1989 fut l’année de la passation de pouvoirs entre le communisme et l’islamisme. L’Union Soviétique mettait fin à la guerre froide, et juste après, Ben Laden et ses amis décidaient de recycler leur infrastructure terroriste, financée, armée, aidée par les Américains pour servir d’arme de guerre contre les Russes, pour en faire un outil contre le monde non-islamique: ce fut la fondation d’al-Qaïda grâce à l’infrastructure de Ben Laden.
L’affaire du burkini est une nouvelle affaire du voile. Ces manifestations identitaires en France étaient pourtant inimaginables quand, en 1989, le Liban appelait la France au secours en disant à Mitterrand que l’affaire du voile qui secouait la France, engendrerait de bien pires affaires si le Liban n’était plus en état de défendre la liberté et le vivre-ensemble en Orient.
Le 29 octobre 1989, le Premier ministre Aoun envoya la lettre suivante à Mitterrand:
« Une défaite, ici, maintenant, ne sera pas sans conséquences, chez vous, demain. J’ai lu la semaine dernière que trois tchadors bouleversaient la France. Une des grandes affaires de notre siècle finissant sera, à n’en pas douter, la confrontation entre l’islam et la chrétienté. Il y aura dialogue, ou pas. Accepter la disparition du Liban, c’est se priver d’une terre où ce dialogue a été depuis longtemps plus qu’une réalité quotidienne, une culture constitutive… J’ai aujourd’hui un véritable problème de conscience. Vous avez, naturellement, été informé de l’essentiel des accords de Taëf. On me dit que la diplomatie française, comme celle de toutes les grandes puissances, est en faveur de leur mise en oeuvre très rapide. J’ai fait savoir publiquement que je n’avais aucune objection aux plans de réforme politique qu’ils comportent.
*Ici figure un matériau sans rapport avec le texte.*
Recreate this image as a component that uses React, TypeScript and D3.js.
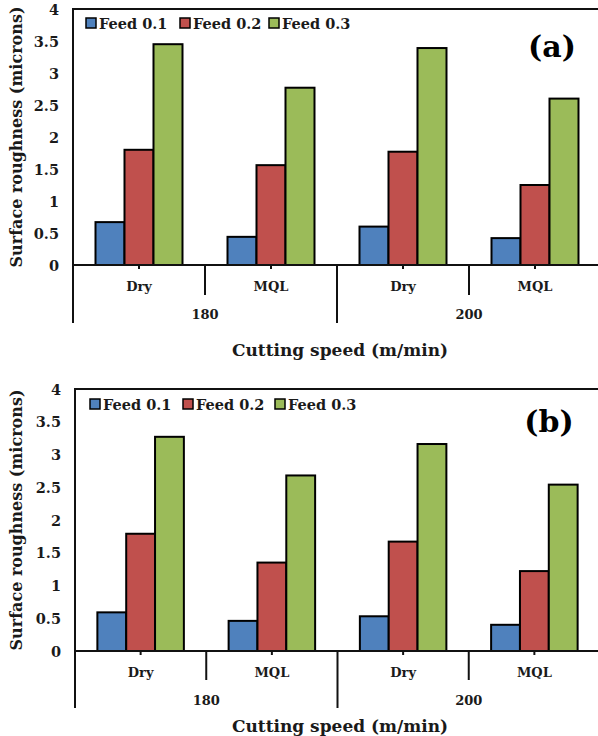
import React from "react";
import * as d3 from "d3";

const series = ["Feed 0.1", "Feed 0.2", "Feed 0.3"];
const colors = ["#4F81BD", "#C0504D", "#9BBB59"];
const speeds = ["180", "200"];
const methods = ["Dry", "MQL"];
const yTicks = [0, 0.5, 1, 1.5, 2, 2.5, 3, 3.5, 4];

// values per category (180-Dry, 180-MQL, 200-Dry, 200-MQL) for each feed
const valuesA = [
  [0.67, 0.44, 0.6, 0.42],
  [1.8, 1.56, 1.77, 1.25],
  [3.45, 2.77, 3.39, 2.6],
];
const valuesB = [
  [0.59, 0.46, 0.53, 0.4],
  [1.79, 1.35, 1.67, 1.22],
  [3.27, 2.68, 3.16, 2.54],
];

const FONT = "'DejaVu Serif', serif";
const TXT = "#1a1a1a";

type PanelProps = {
  values: number[][];
  label: string;
  x0: number;
  x1: number;
  yBottom: number;
  yTop: number;
  legendY: number;
  legendX: number[];
  labelPos: [number, number];
  shortLen: number;
  longLen: number;
  titleY: number;
};

function Panel(p: PanelProps) {
  const cats: string[] = [];
  speeds.forEach((s) => methods.forEach((m) => cats.push(s + "|" + m)));
  const x = d3.scaleBand<string>().domain(cats).range([p.x0, p.x1]).paddingInner(0).paddingOuter(0);
  const xs = d3.scaleBand<string>().domain(series).range([0, x.bandwidth()]).paddingInner(0).paddingOuter(0.776);
  const y = d3.scaleLinear().domain([0, 4]).range([p.yBottom, p.yTop]);
  const bw = x.bandwidth();
  const outerW = bw * methods.length;
  const yMid = (p.yTop + p.yBottom) / 2;
  return (
    <g>
      {/* plot area border */}
      <rect x={p.x0} y={y(4)} width={p.x1 - p.x0} height={y(0) - y(4)} fill="white" stroke="#111" strokeWidth={2} />
      {/* bars */}
      {series.map((s, si) =>
        cats.map((c, ci) => (
          <rect
            key={s + c}
            x={(x(c) as number) + (xs(s) as number)}
            y={y(p.values[si][ci])}
            width={xs.bandwidth()}
            height={y(0) - y(p.values[si][ci])}
            fill={colors[si]}
            stroke="#000"
            strokeWidth={2}
          />
        ))
      )}
      {/* y ticks */}
      {yTicks.map((t) => (
        <text key={t} x={p.x0 - 14} y={y(t)} textAnchor="end" dominantBaseline="central" fontFamily={FONT} fontWeight="bold" fontSize={14.5} fill={TXT}>
          {t}
        </text>
      ))}
      {/* x axis lines */}
      <line x1={p.x0} x2={p.x1} y1={y(0)} y2={y(0)} stroke="#111" strokeWidth={2} />
      <line x1={p.x0} x2={p.x0} y1={y(0)} y2={y(0) + p.longLen} stroke="#111" strokeWidth={2} />
      {cats.map((c, ci) => {
        const cx = (x(c) as number) + bw / 2;
        return (
          <g key={c}>
            <line x1={cx} x2={cx} y1={y(0)} y2={y(0) + 4} stroke="#111" strokeWidth={2} />
            <text x={cx} y={y(0) + 21} textAnchor="middle" dominantBaseline="central" fontFamily={FONT} fontWeight="bold" fontSize={13} fill={TXT}>
              {c.split("|")[1]}
            </text>
            {ci % 2 === 0 && (
              <line x1={cx + bw / 2} x2={cx + bw / 2} y1={y(0)} y2={y(0) + p.shortLen} stroke="#111" strokeWidth={2} />
            )}
          </g>
        );
      })}
      {speeds.map((s, si) => {
        const sx = p.x0 + si * outerW;
        return (
          <g key={s}>
            <text x={sx + outerW / 2} y={y(0) + 49} textAnchor="middle" dominantBaseline="central" fontFamily={FONT} fontWeight="bold" fontSize={13} fill={TXT}>
              {s}
            </text>
            <line x1={sx + outerW} x2={sx + outerW} y1={y(0)} y2={y(0) + p.longLen} stroke="#111" strokeWidth={2} />
          </g>
        );
      })}
      {/* axis titles */}
      <text x={340} y={p.titleY} textAnchor="middle" dominantBaseline="central" fontFamily={FONT} fontWeight="bold" fontSize={17} fill={TXT}>
        Cutting speed (m/min)
      </text>
      <text
        transform={`translate(16,${yMid}) rotate(-90)`}
        textAnchor="middle"
        dominantBaseline="central"
        fontFamily={FONT}
        fontWeight="bold"
        fontSize={16}
        fill={TXT}
      >
        Surface roughness (microns)
      </text>
      {/* legend */}
      {series.map((s, si) => (
        <g key={s}>
          <rect x={p.legendX[si]} y={p.legendY - 5} width={10} height={10} fill={colors[si]} stroke="#000" strokeWidth={1.5} />
          <text x={p.legendX[si] + 13} y={p.legendY} dominantBaseline="central" fontFamily={FONT} fontWeight="bold" fontSize={14.5} fill={TXT}>
            {s}
          </text>
        </g>
      ))}
      <text x={p.labelPos[0]} y={p.labelPos[1]} textAnchor="middle" dominantBaseline="central" fontFamily={FONT} fontWeight="bold" fontSize={30} fill="#000">
        {p.label}
      </text>
    </g>
  );
}

export default function App() {
  return (
    <svg width={598} height={736} style={{ position: "absolute", left: 0, top: 0, background: "white" }}>
      <rect width={598} height={736} fill="white" />
      <Panel
        values={valuesA}
        label="(a)"
        x0={73}
        x1={601}
        yBottom={265}
        yTop={9}
        legendY={23}
        legendX={[86, 180, 269]}
        labelPos={[552, 46]}
        shortLen={30}
        longLen={58}
        titleY={350}
      />
      <Panel
        values={valuesB}
        label="(b)"
        x0={75}
        x1={600}
        yBottom={651}
        yTop={389}
        legendY={404}
        legendX={[90, 183, 275]}
        labelPos={[549, 421]}
        shortLen={29}
        longLen={57}
        titleY={726}
      />
    </svg>
  );
}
« En revanche, quand je lis les textes complets et les
formules censées s’appliquer à la restauration de l’indépendance libanaise, à la fin des occupations étrangères et à la définition des rapports futurs avec la Syrie, je suis profondément inquiet. Ai-je, encore une fois en conscience, après des années d’attente et de sacrifices, ai-je le droit d’accepter ces phrases qui consacrent le rôle de la Syrie, placent pratiquement tous les gouvernements sous son influence, donnent pour la première fois par écrit une justification à sa présence et à son action, avec uniquement pour son retrait des calendriers vagues et des engagements ambigus ? …
« Actuellement, la Syrie peut interpréter ce texte comme elle le veut. Les Libanais sont désarmés. On me demande des gestes de compréhension. Ils ne peuvent être dans ce contexte que des gestes d’abandon…
« Vous connaissez les circonstances de la réunion de Taëf et les pressions exercées. Les députés présents à Taëf n’ont pas reçu l’investiture du suffrage universel depuis 1972. Aucun Libanais de moins de 40 ans n’a pu voter pour eux. Ces députés peuvent-ils vraiment engager l’avenir du Liban ? »
Et quelle réponse Mitterrand envoya-t-il à Aoun?
Le 10 décembre, et alors que les Libanais manifestaient contre les députés élus par leurs parents et pour empêcher les Syriens d’envahir le palais présidentiel libanais, Mitterrand déclara avoir écrit à Aoun que Hraoui — élu par un Parlement périmé depuis 17 ans, au Park Hôtel de Chtaura, centre des services de renseignement syriens au Liban — était légitime : « La légitimité appartient au Président et au gouvernement issu du choix du Parlement, en application des accords de Taëf».
Qui était Mitterrand pour prétendre que dans une démocratie comme le Liban, la légitimité n’appartient pas au peuple, mais à ce qui reste du Parlement élu par la génération précédente, qui a empiété sur les prérogatives du gouvernement en négociant ce traité, qui a violé plusieurs articles la Constitution, commettant un crime de haute trahison en légalisant l’occupation d’une partie du pays?
La vérité est que l’Occident refusait aux Libanais des élections libres, car un Parlement représentatif aurait rejeté le document imposé à Taëf et mis les importations de pétrole en danger.
A rappeler une coïncidence de dates qui ne pouvait passer inaperçue dans des pays où on apprenait la Seconde guerre mondiale à l’école: les députés étaient arrivés à Taef à l’anniversaire du traité de Munich.
L’accord de Taef fut un nouvel accord de Munich. Le rôle d’Hitler, cette fois, était joué par le roi saoudien. Et celui de la Tchécoslovaquie, par le Liban. L’armée syrienne ne faisait que servir les Saoudiens, car, quand la Syrie se retira du Liban, les intrigues dans les coulisses se poursuivirent comme avant.